═════ Source records
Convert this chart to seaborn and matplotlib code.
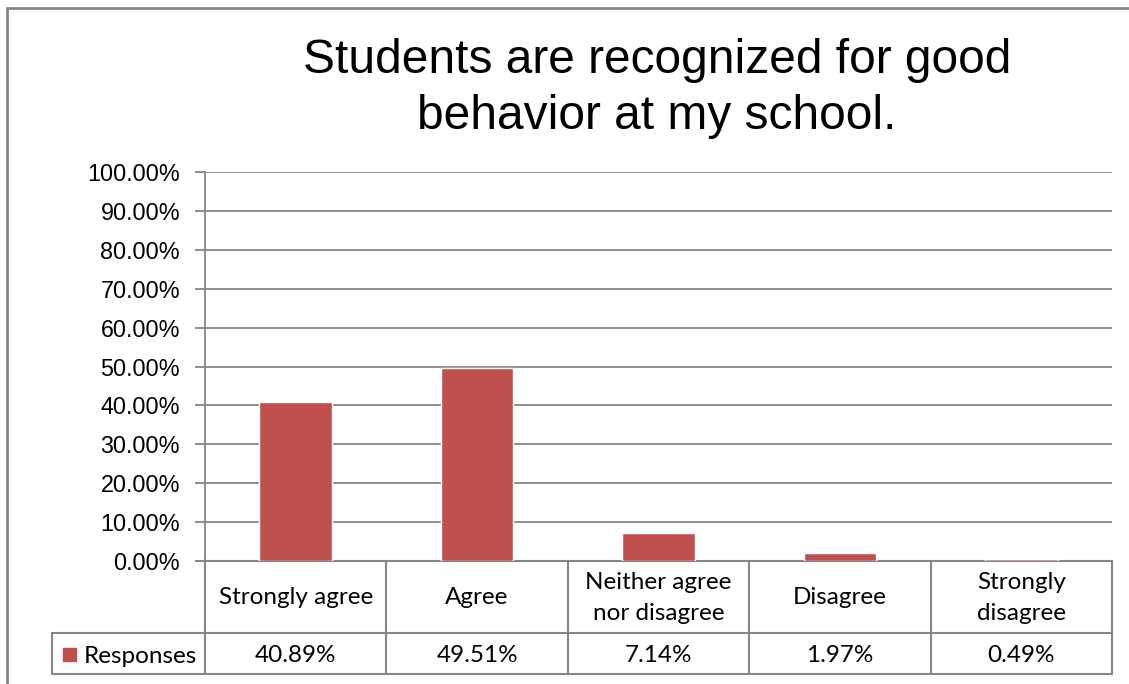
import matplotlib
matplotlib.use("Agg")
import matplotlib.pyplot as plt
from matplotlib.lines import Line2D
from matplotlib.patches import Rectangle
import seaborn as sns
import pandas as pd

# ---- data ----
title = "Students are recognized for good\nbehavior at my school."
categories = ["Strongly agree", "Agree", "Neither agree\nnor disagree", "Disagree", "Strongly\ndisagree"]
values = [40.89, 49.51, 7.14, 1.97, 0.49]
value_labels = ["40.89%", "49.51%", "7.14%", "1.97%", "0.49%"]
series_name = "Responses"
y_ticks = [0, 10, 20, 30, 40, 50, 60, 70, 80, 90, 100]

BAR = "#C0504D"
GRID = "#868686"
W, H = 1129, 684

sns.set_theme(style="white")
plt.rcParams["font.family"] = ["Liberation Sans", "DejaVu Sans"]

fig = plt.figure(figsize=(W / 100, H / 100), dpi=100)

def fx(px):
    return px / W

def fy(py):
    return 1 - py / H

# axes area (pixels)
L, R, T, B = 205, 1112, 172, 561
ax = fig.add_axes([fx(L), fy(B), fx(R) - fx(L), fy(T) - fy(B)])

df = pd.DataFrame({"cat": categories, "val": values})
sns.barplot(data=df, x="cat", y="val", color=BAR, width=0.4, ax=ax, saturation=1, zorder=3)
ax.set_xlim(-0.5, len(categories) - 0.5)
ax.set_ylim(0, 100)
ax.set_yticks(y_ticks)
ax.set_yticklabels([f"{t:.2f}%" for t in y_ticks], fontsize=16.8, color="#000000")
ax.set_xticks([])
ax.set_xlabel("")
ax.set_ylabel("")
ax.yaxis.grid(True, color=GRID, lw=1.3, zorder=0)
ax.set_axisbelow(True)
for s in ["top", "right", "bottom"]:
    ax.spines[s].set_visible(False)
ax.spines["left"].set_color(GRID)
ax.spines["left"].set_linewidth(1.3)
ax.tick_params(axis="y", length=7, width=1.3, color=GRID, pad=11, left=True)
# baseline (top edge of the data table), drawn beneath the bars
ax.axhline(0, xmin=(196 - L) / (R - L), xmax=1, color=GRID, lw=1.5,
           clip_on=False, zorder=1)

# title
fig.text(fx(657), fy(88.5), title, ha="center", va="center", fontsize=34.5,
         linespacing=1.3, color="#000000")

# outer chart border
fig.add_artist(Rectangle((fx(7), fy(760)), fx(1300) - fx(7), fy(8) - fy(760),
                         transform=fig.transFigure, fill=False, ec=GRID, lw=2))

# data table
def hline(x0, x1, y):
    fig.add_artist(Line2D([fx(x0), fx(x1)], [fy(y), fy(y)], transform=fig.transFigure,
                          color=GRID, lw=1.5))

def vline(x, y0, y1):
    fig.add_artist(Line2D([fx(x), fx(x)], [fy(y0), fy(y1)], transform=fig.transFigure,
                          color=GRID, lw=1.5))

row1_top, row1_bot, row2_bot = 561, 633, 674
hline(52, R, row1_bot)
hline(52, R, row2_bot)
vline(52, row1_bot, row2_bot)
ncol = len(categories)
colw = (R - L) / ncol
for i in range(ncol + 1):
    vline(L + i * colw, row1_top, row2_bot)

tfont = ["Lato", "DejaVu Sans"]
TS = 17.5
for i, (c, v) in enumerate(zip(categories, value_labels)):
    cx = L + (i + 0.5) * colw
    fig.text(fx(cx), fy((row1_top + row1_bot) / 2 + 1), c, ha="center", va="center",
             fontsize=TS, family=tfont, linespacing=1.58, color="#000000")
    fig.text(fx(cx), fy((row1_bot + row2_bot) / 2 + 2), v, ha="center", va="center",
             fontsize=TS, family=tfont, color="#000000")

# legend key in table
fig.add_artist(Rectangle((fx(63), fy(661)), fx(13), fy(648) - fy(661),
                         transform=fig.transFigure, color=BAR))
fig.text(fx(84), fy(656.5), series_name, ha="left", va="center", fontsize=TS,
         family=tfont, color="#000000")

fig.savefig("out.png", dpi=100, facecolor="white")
══════════
═════ Source records
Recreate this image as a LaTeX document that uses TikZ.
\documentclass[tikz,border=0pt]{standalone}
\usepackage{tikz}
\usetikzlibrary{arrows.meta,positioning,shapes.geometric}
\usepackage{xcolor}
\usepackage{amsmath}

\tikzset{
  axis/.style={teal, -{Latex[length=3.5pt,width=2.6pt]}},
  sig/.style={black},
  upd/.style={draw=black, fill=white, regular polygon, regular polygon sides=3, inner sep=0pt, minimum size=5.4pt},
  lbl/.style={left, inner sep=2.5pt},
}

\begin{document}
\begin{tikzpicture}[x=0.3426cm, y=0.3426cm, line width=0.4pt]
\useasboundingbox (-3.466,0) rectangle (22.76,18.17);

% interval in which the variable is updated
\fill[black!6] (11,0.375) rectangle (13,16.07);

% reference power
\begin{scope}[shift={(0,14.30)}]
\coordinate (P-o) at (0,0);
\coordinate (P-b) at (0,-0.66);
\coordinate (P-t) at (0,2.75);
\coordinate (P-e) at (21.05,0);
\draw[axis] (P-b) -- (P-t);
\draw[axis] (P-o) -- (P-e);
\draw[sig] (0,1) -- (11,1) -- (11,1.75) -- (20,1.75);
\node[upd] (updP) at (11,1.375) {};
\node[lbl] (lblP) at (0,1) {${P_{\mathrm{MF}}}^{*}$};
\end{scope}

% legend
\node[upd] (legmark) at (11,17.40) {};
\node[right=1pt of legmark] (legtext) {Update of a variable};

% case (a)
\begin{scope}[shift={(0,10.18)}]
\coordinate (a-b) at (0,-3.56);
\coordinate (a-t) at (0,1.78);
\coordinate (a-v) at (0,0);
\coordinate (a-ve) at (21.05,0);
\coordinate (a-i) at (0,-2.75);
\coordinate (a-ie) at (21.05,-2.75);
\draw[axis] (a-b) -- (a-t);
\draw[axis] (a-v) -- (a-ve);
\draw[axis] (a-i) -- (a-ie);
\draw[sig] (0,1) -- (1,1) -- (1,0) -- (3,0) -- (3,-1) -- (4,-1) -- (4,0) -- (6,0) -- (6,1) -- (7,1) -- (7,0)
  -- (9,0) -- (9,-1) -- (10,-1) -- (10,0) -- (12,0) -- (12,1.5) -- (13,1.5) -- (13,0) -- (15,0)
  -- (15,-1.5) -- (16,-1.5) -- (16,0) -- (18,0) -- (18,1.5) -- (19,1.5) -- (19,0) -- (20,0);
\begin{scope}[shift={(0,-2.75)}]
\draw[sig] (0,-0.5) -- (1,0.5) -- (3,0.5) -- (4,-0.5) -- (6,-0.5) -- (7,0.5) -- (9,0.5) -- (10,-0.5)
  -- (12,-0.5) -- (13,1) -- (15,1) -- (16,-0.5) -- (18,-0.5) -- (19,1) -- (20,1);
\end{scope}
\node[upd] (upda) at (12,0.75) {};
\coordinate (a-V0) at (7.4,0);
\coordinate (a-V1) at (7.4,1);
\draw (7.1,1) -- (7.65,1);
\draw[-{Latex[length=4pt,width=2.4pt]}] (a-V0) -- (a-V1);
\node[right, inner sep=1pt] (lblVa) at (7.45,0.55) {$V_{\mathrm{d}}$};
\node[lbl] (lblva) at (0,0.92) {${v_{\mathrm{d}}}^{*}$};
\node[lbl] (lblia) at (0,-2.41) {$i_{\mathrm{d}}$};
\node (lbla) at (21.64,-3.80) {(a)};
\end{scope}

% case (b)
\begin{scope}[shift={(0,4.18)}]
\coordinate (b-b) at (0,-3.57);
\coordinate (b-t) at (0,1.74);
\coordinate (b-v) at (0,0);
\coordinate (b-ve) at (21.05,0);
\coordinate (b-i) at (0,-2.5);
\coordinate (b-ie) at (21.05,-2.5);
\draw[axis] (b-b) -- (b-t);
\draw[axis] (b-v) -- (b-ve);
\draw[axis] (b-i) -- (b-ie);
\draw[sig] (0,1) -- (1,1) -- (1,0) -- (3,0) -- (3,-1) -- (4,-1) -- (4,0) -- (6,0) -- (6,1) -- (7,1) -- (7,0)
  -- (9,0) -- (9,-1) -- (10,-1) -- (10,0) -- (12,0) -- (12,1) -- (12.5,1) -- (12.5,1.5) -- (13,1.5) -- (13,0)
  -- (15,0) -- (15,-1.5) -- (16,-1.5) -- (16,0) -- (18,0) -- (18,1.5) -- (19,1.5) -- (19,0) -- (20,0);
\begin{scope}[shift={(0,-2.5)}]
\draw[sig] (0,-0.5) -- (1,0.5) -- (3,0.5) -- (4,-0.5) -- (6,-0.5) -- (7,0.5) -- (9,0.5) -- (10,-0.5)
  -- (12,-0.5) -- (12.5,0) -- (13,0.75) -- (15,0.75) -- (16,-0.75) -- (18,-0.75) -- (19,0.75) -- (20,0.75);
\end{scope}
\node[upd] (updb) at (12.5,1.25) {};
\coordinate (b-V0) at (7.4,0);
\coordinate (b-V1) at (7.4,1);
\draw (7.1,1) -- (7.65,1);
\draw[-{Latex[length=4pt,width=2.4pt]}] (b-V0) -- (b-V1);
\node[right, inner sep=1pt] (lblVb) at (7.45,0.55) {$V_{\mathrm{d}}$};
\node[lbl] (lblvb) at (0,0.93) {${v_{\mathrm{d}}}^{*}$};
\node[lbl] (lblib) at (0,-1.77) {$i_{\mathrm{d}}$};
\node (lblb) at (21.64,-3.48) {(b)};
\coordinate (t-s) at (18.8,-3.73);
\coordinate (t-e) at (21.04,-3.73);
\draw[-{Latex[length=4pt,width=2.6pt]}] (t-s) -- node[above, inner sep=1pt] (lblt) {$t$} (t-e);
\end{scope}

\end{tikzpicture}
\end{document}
══════════
Written problem: Retype the section that opens with the line holding "Convert this chart" and closes with the line holding "import pandas as pd", exactly as it reads, without any pictures.

Solution to this task:
Convert this chart to seaborn and matplotlib code.
import matplotlib
matplotlib.use("Agg")
import matplotlib.pyplot as plt
from matplotlib.lines import Line2D
from matplotlib.patches import Rectangle
import seaborn as sns
import pandas as pd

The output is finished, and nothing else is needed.